We were happy to meet Jay McInerney, Candace Bushnell, Luke Thornton and other media lights last night at the Soho House before the throbbing party in honor of Creativity magazine’s 20th anniversary. Thornton ‘s TV and film production company, Believe, was helping sponsor the festivities, but he was in town from L.A. to watch his N.Y. office shoot commercials for L’Oreal (with Scarlett Johansson, he said), Revlon and “a Coke product.” (We assume the “c” was upper case.)
McInerney was just off a book tour for his new novel and said he was up to “absolutely nothing” right now, though he does plan to get back to work, soon, in his nicely cocoonish Fifth Avenue digs, or at Soho House, which has a blissfully quiet writers’ room (No Cellphones Puhleaze!)that belies its jet-setty image at night. McInerney also told us his computer was on the fritz, and so he missed having a younger girlfriend right now because the other best thing they can give is great tech support.
Bushnell, looking predictably just-so in a fur half-jacket, shortly shorn blond locks and what looked like jeans, cheerfully signed copies of her new novel before heading out to Toronto to visit a number of people, including “Bret,” who’s up there working on a film, she said.
Film, TV and commercial producer Mark O’Sullivan was in from Miami on his way back to London after doing a shoot for a Hyundai worldwide World Cup commercial. And commercial director Stephan Sednaoui told us he does the work mainly to support his habit writing a book about Tibet. (Even though he’s French, we were a little surprised he didn’t know about the Rubin Museum.) Vanity Fair film industry writer Steve Garbarino and his lovely girlfriend Mattie (sp?) were there, too. He told us about his days at the St. Petersberg Times and how the ethics policies were so strict (“Three corrections and you’re out!”) that reporters couldn’t even accept CDs.
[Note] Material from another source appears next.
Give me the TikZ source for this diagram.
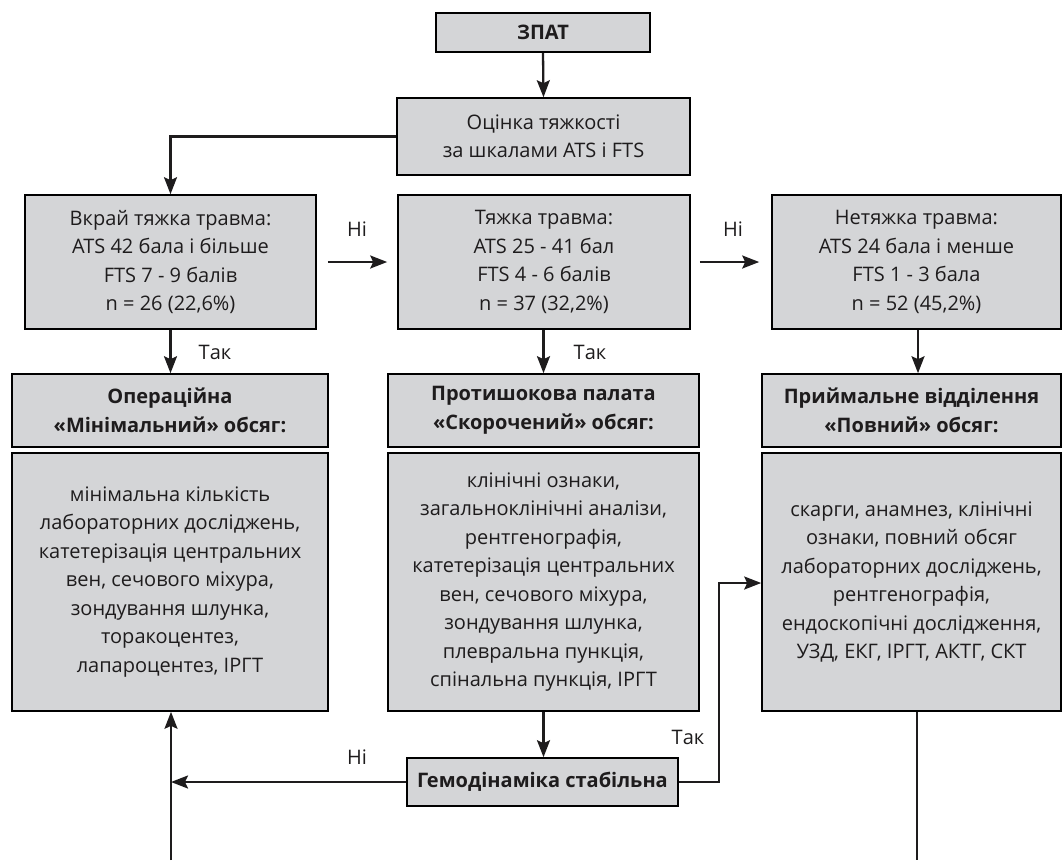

We all then headed over to Gaansevort Street’s P.M. nightclub. (We remember when one actually dodged frozen sides of beef in the Meat
marketpacking District). Worked our way in without a “cavity check” (bouncer joke) but thankful to be on the very strict list that kept a pregnant Frenchwoman from getting in. TV producer Guy Quinlan told us all we needed to know about the assembled throng (TV ad production people, mostly) as commercials played on a big screen, people fought to get to the bar and charming Creativity editor Teressa Iezzi greeted everyone at the door. Oh, and rail-thin models in outfits tighter than the security and stiletto heels took our coats and peered down at us from above as they served us shrimp. We couldn’t hear a thing and left quickly, though we did get a Creat/Ivity press-on tattoo to go with the hand stamp.